## begin

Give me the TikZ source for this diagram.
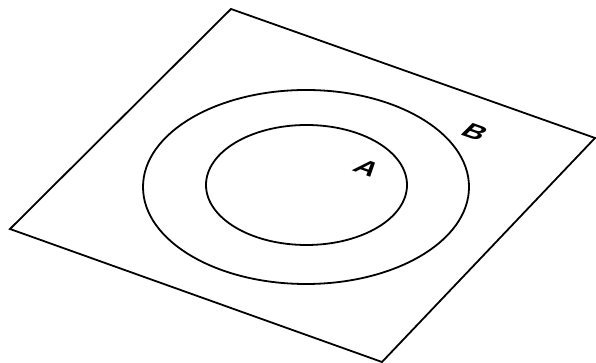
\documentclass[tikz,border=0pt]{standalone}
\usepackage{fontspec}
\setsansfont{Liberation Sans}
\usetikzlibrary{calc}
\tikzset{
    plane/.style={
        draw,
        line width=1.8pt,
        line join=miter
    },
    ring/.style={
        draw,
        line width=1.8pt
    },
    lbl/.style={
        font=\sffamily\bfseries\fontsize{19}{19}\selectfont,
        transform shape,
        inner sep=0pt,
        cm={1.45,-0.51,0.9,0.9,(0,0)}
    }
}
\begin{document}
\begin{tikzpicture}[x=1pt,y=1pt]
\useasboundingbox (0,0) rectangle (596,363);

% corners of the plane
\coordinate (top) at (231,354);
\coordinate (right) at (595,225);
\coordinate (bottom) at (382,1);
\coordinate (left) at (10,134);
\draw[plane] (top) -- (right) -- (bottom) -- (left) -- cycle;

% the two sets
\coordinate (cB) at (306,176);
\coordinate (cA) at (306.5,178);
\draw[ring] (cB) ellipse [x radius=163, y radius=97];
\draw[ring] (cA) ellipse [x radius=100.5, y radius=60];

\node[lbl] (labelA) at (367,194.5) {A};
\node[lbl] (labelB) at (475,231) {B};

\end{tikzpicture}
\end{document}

## end

## Task to complete
Without the pictures, please reproduce each line of the listing above exactly, from the first one through the line bearing "(0,0) rectangle (596,363);".

## Response to the task
Give me the TikZ source for this diagram.
\documentclass[tikz,border=0pt]{standalone}
\usepackage{fontspec}
\setsansfont{Liberation Sans}
\usetikzlibrary{calc}
\tikzset{
    plane/.style={
        draw,
        line width=1.8pt,
        line join=miter
    },
    ring/.style={
        draw,
        line width=1.8pt
    },
    lbl/.style={
        font=\sffamily\bfseries\fontsize{19}{19}\selectfont,
        transform shape,
        inner sep=0pt,
        cm={1.45,-0.51,0.9,0.9,(0,0)}
    }
}
\begin{document}
\begin{tikzpicture}[x=1pt,y=1pt]
\useasboundingbox (0,0) rectangle (596,363);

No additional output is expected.